River Reflections: Sitting
“Be still and know I am God.” Psalm 46:10 NIV
I sat on the upper balcony of my cousin’s magnificent home, trying to absorb the beauty before me. The house sat high above the landscaped lawn that ended on the banks of the Tennessee River. Across the river was a hillside lined with a variety of green trees and a holler replete with wispy mist rising like smoke. I knew the Smokey Mountains were just behind the hill, but I could not see them. It was like sensing God’s presence, but not seeing Him.
I was overwhelmed with emotions as I helped my cousin prepare his enormous home to put on the market. Staging the lovely furniture was easy. Each room had a wall of windows overlooking the river: the house would sell itself. The hardest part of my day was the hours spent sorting and organizing his wife’s personal items. She had countless quilting supplies. She had a gift for patching quilts as well as patching people.
One day, I took a much needed break and just sat on the balcony. In fact, sitting alone on the balcony became a welcome part of each day. Sitting was an unusual activity for me: I am a “doer,” not a sitter! I mused, “When was the last time I sat and did nothing?” After much thought, I remember a time years ago.

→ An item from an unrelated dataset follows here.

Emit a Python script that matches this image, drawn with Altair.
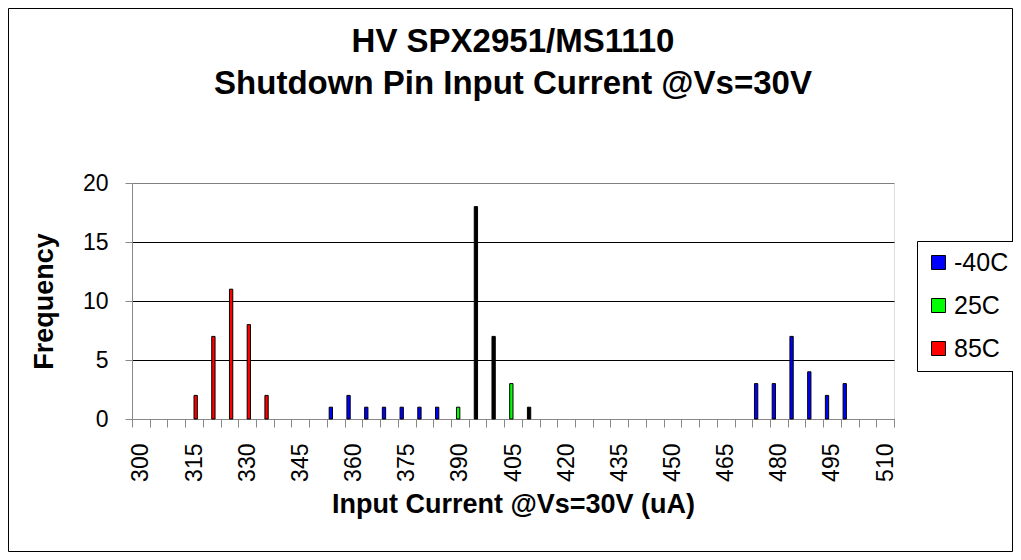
import altair as alt
import pandas as pd

# ---- data ----
categories = list(range(300, 515, 5))          # 43 histogram bins (uA)
series_names = ["-40C", "25C", "85C"]
legend_colors = ["#0000FF", "#00FF00", "#FF0000"]

m40_bins = [355, 360, 365, 370, 375, 380, 385, 475, 480, 485, 490, 495, 500]
m40_freq = [1, 2, 1, 1, 1, 1, 1, 3, 3, 7, 4, 2, 3]

c25_bins = [390, 405]
c25_freq = [1, 3]

c25b_bins = [395, 400, 410]          # black bars in the 25C slot
c25b_freq = [18, 7, 1]

c85_bins = [315, 320, 325, 330, 335]
c85_freq = [2, 7, 11, 8, 2]

rows = []
for b, f in zip(m40_bins, m40_freq):
    rows.append({"bin": b, "freq": f, "slot": "-40C", "series": "-40C"})
for b, f in zip(c25_bins, c25_freq):
    rows.append({"bin": b, "freq": f, "slot": "25C", "series": "25C"})
for b, f in zip(c25b_bins, c25b_freq):
    rows.append({"bin": b, "freq": f, "slot": "25C", "series": "25C lot B"})
for b, f in zip(c85_bins, c85_freq):
    rows.append({"bin": b, "freq": f, "slot": "85C", "series": "85C"})
df = pd.DataFrame(rows)

FONT = "Liberation Sans"
W, H = 762, 236
PL, PT = 124, 175
TOTAL_W, TOTAL_H = 1005, 544

bars = alt.Chart(df).mark_bar(stroke="black", strokeWidth=1).encode(
    x=alt.X(
        "bin:O",
        scale=alt.Scale(domain=categories, paddingInner=0, paddingOuter=0),
        sort=None,
        axis=alt.Axis(
            title="Input Current @Vs=30V (uA)",
            labelAngle=-90,
            labelExpr="datum.value % 15 == 0 ? datum.label : ''",
            labelOverlap=False,
            labelFontSize=23,
            labelPadding=16,
            tickBand="extent",
            tickSize=8,
            titleFontSize=27,
            titlePadding=10,
        ),
    ),
    xOffset=alt.XOffset(
        "slot:N",
        scale=alt.Scale(domain=["-40C", "25C", "85C", "spare"], paddingInner=0, paddingOuter=0.68),
    ),
    y=alt.Y(
        "freq:Q",
        scale=alt.Scale(domain=[0, 20], nice=False),
        axis=alt.Axis(
            title="Frequency",
            values=[0, 5, 10, 15, 20],
            labelFontSize=23,
            labelPadding=17,
            tickSize=7,
            grid=True,
            gridColor={"condition": {"test": "datum.value == 20", "value": "#808080"}, "value": "#000000"},
            gridOpacity=1,
            gridWidth=1,
            titleFontSize=27,
            titlePadding=24,
        ),
    ),
    color=alt.Color(
        "series:N",
        scale=alt.Scale(
            domain=series_names + ["25C lot B"],
            range=legend_colors + ["#000000"],
        ),
        legend=alt.Legend(
            title=None,
            values=series_names,
            orient="none",
            legendX=785,
            legendY=58,
            symbolType="square",
            symbolSize=196,
            symbolStrokeColor="black",
            symbolStrokeWidth=1,
            labelFontSize=25,
            labelFont=FONT,
            labelOffset=3,
            rowPadding=17,
            padding=9,
            strokeColor="black",
            fillColor="white",
        ),
    ),
)

frame = alt.Chart(pd.DataFrame({"k": [0]})).mark_rect(
    fill=None, stroke="black", strokeWidth=1, clip=False
).encode(
    x=alt.value(-PL + 0.5),
    x2=alt.value(TOTAL_W - PL - 0.5),
    y=alt.value(-PT + 0.5),
    y2=alt.value(TOTAL_H - PT - 0.5),
)

chart = alt.layer(bars, frame).properties(
    width=W,
    height=H,
    autosize=alt.AutoSizeParams(type="none"),
    padding={"left": PL, "top": PT, "right": TOTAL_W - PL - W, "bottom": TOTAL_H - PT - H},
    title=alt.TitleParams(
        text=["HV SPX2951/MS1110", "Shutdown Pin Input Current @Vs=30V"],
        fontSize=33,
        font=FONT,
        fontWeight="bold",
        color="black",
        anchor="middle",
        lineHeight=42,
        offset=0,
        dy=93,
    ),
).configure_view(
    stroke="#808080", strokeWidth=1
).configure_axis(
    labelFont=FONT,
    titleFont=FONT,
    labelColor="black",
    titleColor="black",
    titleFontWeight="bold",
    domainColor="black",
    tickColor="black",
).configure(background="white")

chart.save("out.html", embed_options={"renderer": "svg", "actions": False})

My mother had dementia in her later years. She had a caregiver, but there were so many details I needed to do. Mom lived over 200 miles away and I could only visit her one weekend a month. On each visit, I frantically worked to get everything done.
One day as I rushed around the house, my mother called to me, “Come sit with me.” I replied, “Oh Mom, I have so much to do.” She repeated, “Come, just sit with me.” Reluctantly, I sat on the sofa beside her recliner, thinking about all the things I needed to do. Slowly, my mind cleared and we both sat in silence. A hush filled the air and I experienced a communion of spirit with her that I will always cherish.
I reflected. Is God calling us: “Come, just sit with me.”